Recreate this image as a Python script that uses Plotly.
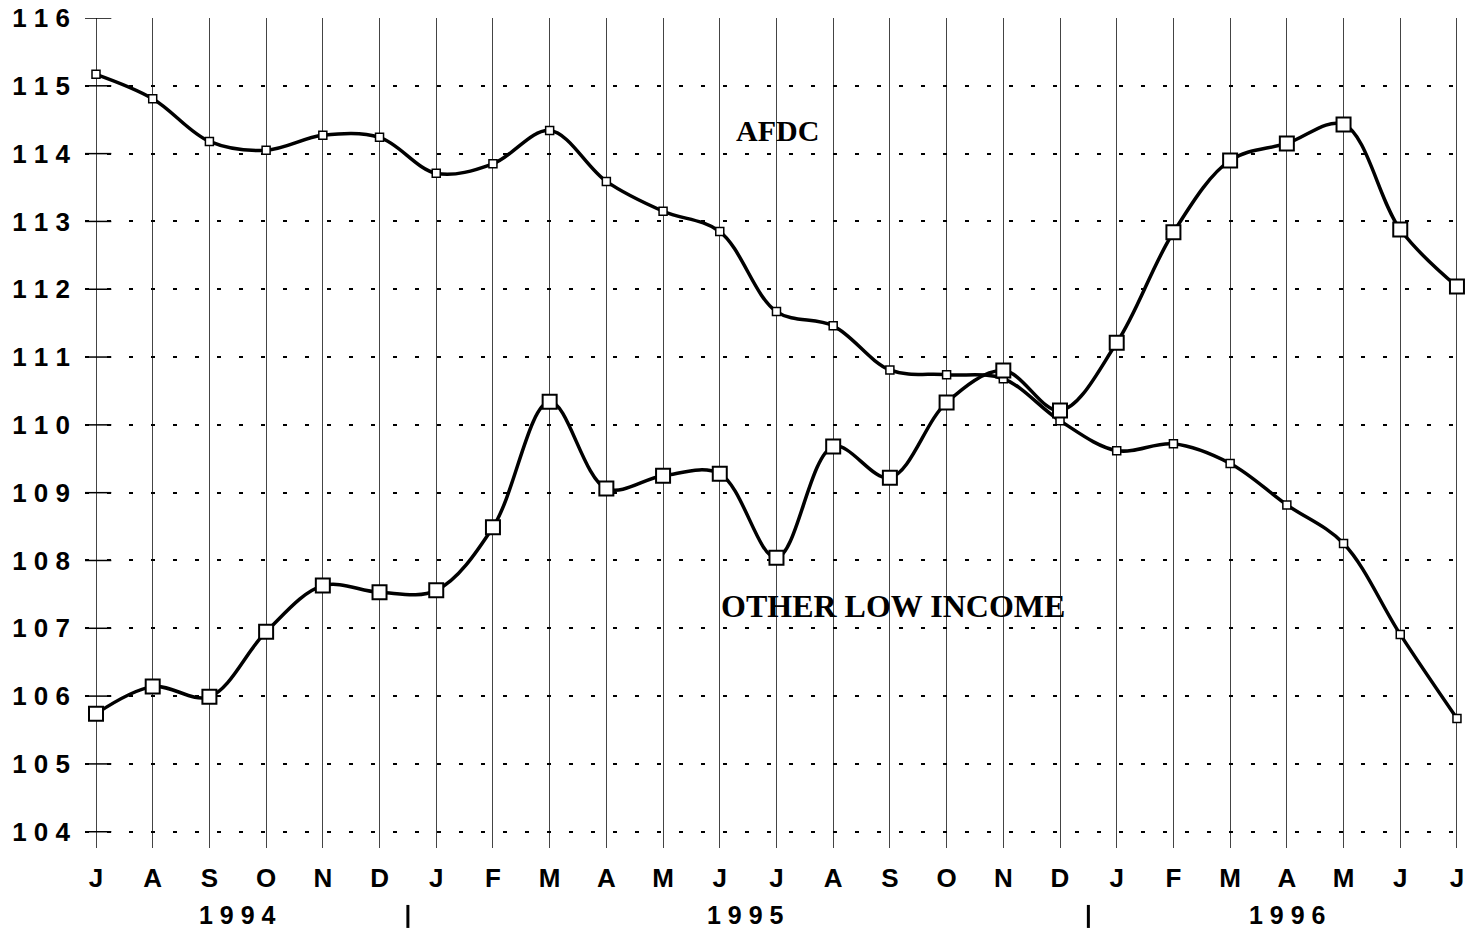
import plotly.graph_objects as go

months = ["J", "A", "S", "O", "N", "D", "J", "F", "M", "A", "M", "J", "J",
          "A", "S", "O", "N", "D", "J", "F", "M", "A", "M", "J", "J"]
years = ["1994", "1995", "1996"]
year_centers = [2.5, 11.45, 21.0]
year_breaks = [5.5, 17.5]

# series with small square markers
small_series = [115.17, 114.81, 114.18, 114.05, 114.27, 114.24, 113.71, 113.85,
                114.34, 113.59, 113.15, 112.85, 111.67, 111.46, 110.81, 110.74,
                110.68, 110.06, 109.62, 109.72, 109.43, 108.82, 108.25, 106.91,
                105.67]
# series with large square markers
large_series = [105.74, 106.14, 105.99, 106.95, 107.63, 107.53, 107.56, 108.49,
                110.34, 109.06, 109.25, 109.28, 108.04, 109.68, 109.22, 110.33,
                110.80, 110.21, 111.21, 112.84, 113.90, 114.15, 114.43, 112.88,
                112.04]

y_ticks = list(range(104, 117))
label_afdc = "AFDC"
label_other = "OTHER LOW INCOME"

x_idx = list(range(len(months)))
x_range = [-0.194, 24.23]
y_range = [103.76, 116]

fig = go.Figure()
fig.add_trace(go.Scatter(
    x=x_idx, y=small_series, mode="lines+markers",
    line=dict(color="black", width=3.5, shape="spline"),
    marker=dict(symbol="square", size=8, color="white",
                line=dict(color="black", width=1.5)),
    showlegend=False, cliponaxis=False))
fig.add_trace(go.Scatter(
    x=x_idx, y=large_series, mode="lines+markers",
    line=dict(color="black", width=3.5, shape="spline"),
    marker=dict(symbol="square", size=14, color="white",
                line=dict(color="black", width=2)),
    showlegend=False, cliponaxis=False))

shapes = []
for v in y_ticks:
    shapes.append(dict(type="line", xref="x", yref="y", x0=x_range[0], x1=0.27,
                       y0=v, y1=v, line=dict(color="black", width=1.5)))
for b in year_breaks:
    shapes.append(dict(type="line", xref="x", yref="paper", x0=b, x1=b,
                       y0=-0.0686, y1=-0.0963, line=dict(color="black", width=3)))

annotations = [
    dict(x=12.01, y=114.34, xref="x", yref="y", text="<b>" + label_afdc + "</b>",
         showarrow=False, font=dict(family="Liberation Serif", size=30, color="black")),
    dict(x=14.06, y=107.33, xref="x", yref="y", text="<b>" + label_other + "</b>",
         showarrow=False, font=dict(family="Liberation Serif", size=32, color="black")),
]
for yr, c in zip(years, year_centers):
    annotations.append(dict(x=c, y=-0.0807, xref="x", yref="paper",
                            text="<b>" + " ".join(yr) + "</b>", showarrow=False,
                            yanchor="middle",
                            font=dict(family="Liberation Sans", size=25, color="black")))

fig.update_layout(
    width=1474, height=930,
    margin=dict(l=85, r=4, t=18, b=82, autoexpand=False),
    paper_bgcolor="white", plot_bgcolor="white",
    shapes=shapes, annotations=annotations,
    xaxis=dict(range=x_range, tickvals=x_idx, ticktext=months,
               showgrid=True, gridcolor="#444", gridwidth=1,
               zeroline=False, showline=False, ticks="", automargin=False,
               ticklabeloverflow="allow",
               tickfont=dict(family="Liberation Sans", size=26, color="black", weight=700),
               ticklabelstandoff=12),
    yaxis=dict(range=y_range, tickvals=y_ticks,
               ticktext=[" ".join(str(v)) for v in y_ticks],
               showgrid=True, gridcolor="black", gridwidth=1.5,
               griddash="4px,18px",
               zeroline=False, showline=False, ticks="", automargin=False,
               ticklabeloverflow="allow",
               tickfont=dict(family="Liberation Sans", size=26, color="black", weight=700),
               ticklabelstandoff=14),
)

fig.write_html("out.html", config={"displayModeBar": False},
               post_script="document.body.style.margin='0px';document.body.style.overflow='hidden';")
-- -- --
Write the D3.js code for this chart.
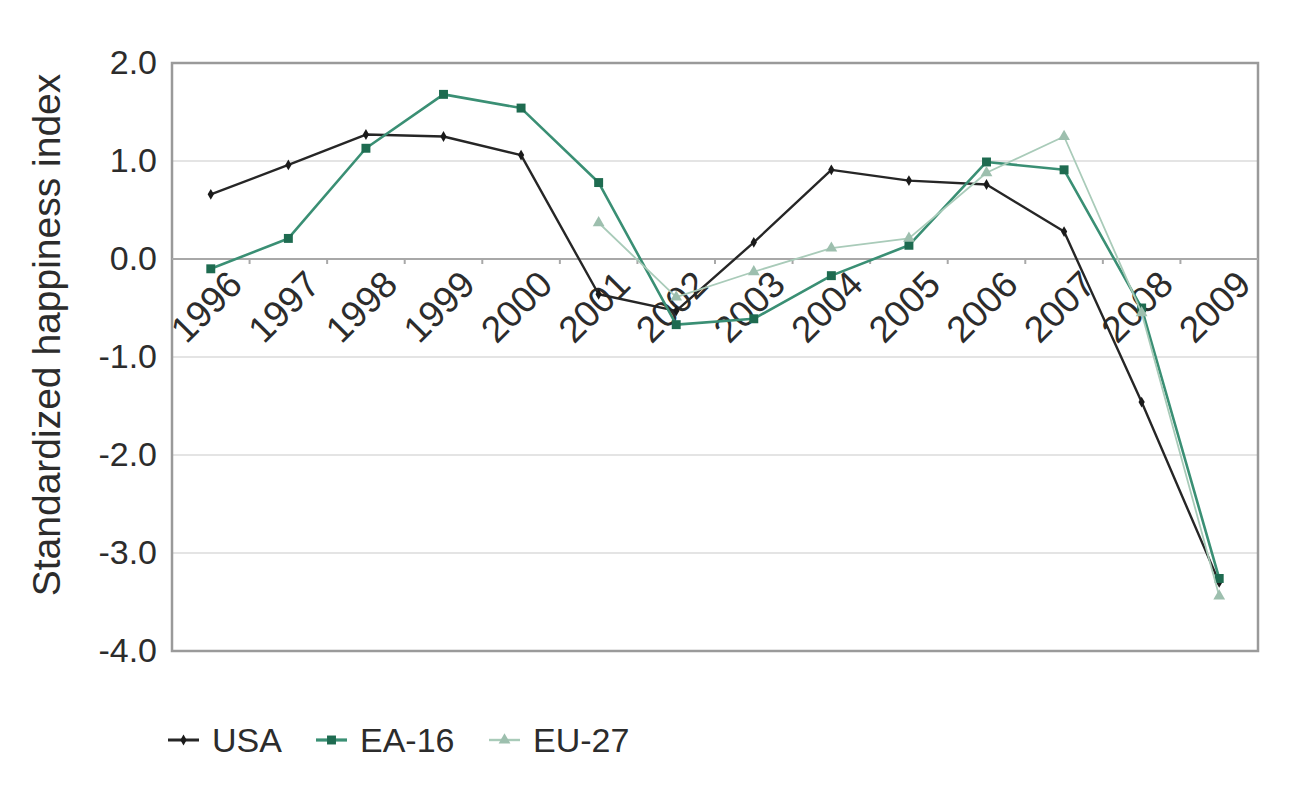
-- -- --
What the exercise asks:
Transcribe only the lines above that start at the line containing "Recreate this image" and end at the line containing "year_breaks = [5.5, 17.5]". Omit pictures.

Response to this task:
Recreate this image as a Python script that uses Plotly.
import plotly.graph_objects as go

months = ["J", "A", "S", "O", "N", "D", "J", "F", "M", "A", "M", "J", "J",
          "A", "S", "O", "N", "D", "J", "F", "M", "A", "M", "J", "J"]
years = ["1994", "1995", "1996"]
year_centers = [2.5, 11.45, 21.0]
year_breaks = [5.5, 17.5]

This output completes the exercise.